Now listen, this is not my first gym membership. I’ve signed up plenty of times before—usually after staring too long at the mirror, or catching a glimpse of a photo I didn’t like, or stepping on the scale and feeling that familiar pang of shame. And the pattern was always the same: go hard for two weeks, miss a day, then another… and eventually cancel in a cloud of self-loathing, telling myself I’d “try again when I’m really ready.”
But this time?
This time is different.
I’m not disgusted with myself. I’m not panicked or punishing. I’m actually… happy.
My body feels good. The scale isn’t screaming at me. My clothes fit fine. There was no crisis—just a quiet little nudge from within. A whisper that said, Hey, maybe it’s time to move a little more. Maybe your body wants to join this love story you’ve been writing with your soul.
So I said yes.
This week, I’ve gone to the gym three times. Just the treadmill, nothing crazy. But I walk out each time with a little more pride in my step. Not because I burned calories or crushed goals—but because I showed up. I did something kind for myself. I made time for my own energy and momentum.
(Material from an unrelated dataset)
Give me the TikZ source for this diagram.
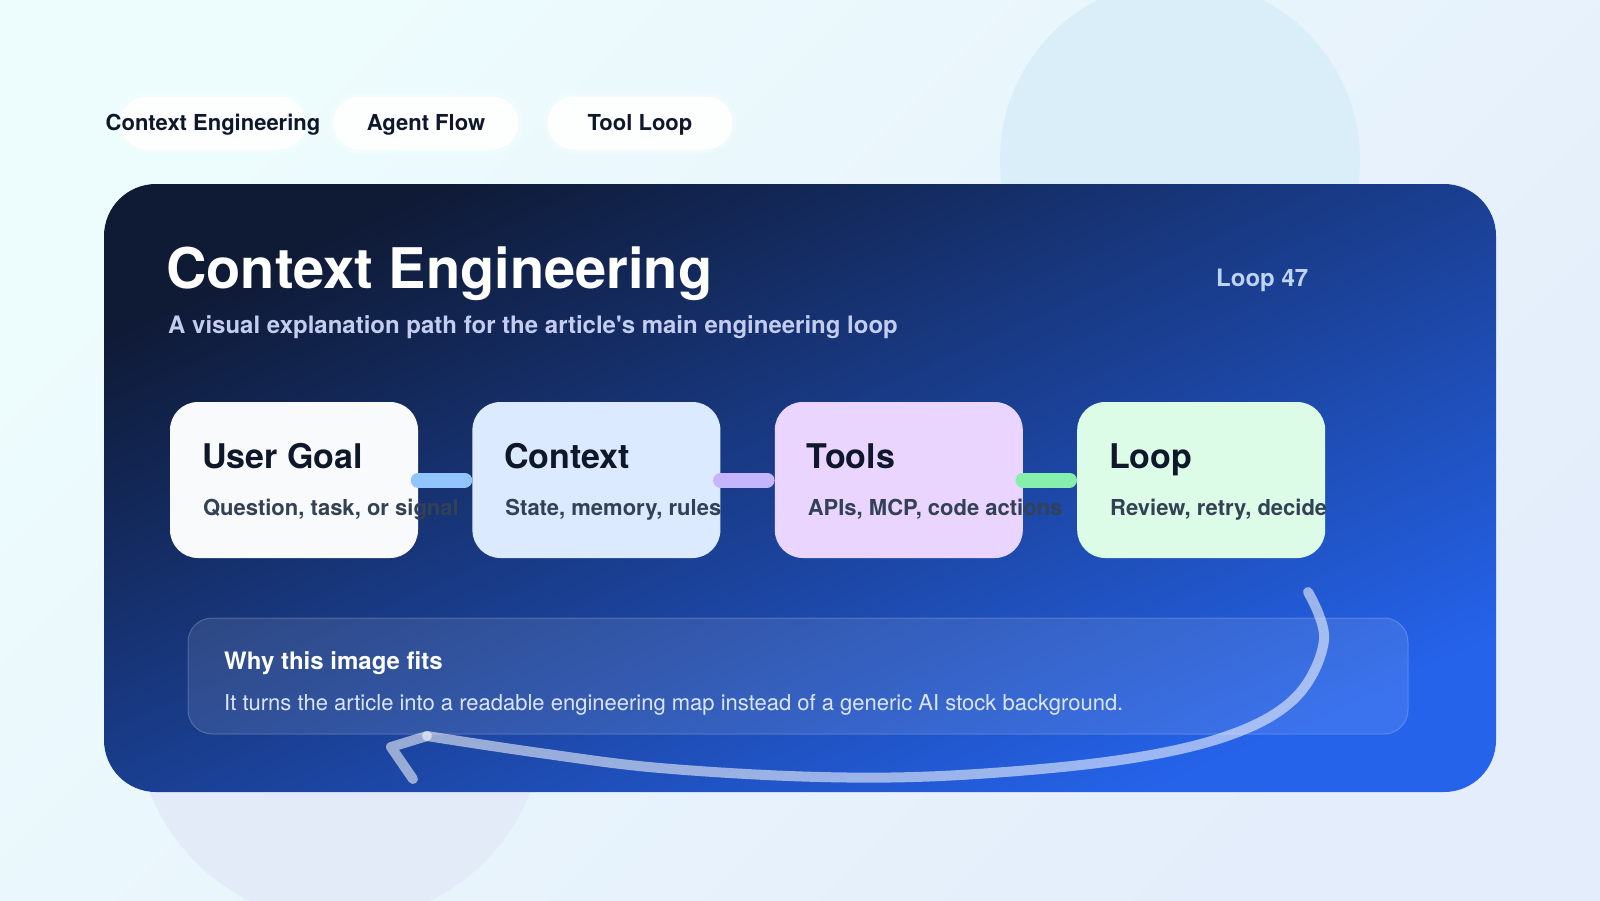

And here’s the magic of it: I didn’t feel guilty for starting slow. I didn’t shame myself for not doing more. I didn’t beat myself up for missing a day. Because this version of me—the one who signed up for the gym out of love, not loathing—isn’t playing the same old game anymore.
This isn’t a “New Year, New Me” story.
It’s a Same Me, Just Softer story.
Wiser. More trusting. More whole.
For maybe the first time in my life, I’m moving my body not to fix it—but to thank it. And let me tell you, that shift is everything.